I had lunch with former Krause Publications colleagues Clifford Mishler and Fred Borgmann yesterday at the Crystal Cafe here in Iola, Wis.
At the table, Clifford slid a clipping from USA Today my way that reports on the scheduled Aug. 6 landing of the Mars rover Curiosity.
He thought I would be interested because one little tidbit of information related to coinage.
The rover has what is called the Mars Hand Lens Imager instrument. To properly focus it, aboard is a 1909 cent.
The photograph showed a well preserved cent. Though from a tiny photo on newsprint, it could be anywhere from AU-58 to MS-65. It was hard to judge.

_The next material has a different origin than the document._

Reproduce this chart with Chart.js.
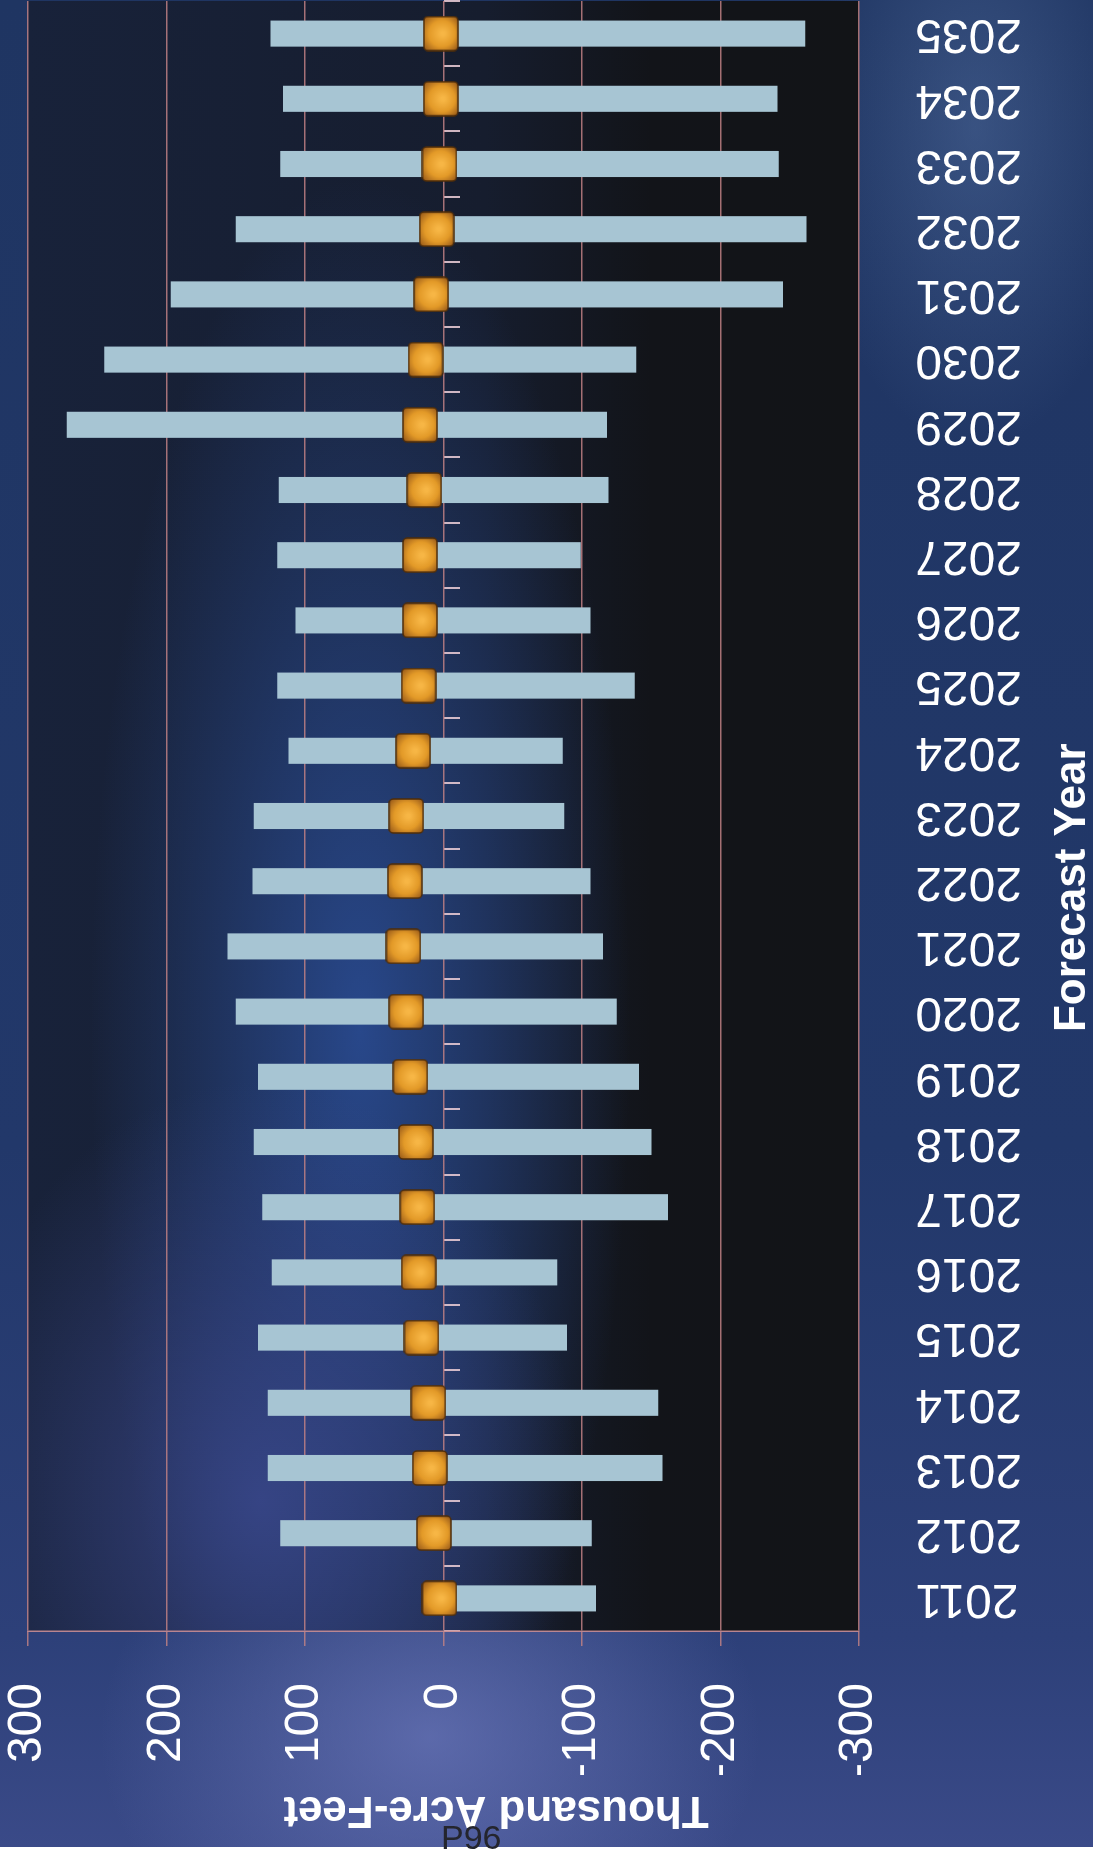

I have to admit I have not been paying attention to the new rover mission.
There is something sad about the necessity of needing a coin aboard a spacecraft to Mars to garner my attention.
I read Ray Bradbury when I was a kid, including the Martian Chronicles. When I was even younger I had read the many adventures of Tom Corbett, space cadet. I watched space launches from John Glenn in 1962 to the landing on the moon July 20, 1969.
Space then began a long slide down the ladder of my interests. Where it rates now exactly I cannot even say.
I checked out the NASA Jet Propulsion Laboratory California Institute of Technology website. While marveling at how much information is at our fingertips nowadays, I felt another pang of sadness that even on this website there has to be a button for kids labeled “Fun.”
How far we have come from the days when I would have considered any information about space to be fun.
Fortunately for me, my interest in all things numismatic has not diminished over the years. I guess that makes me a numismatic rover.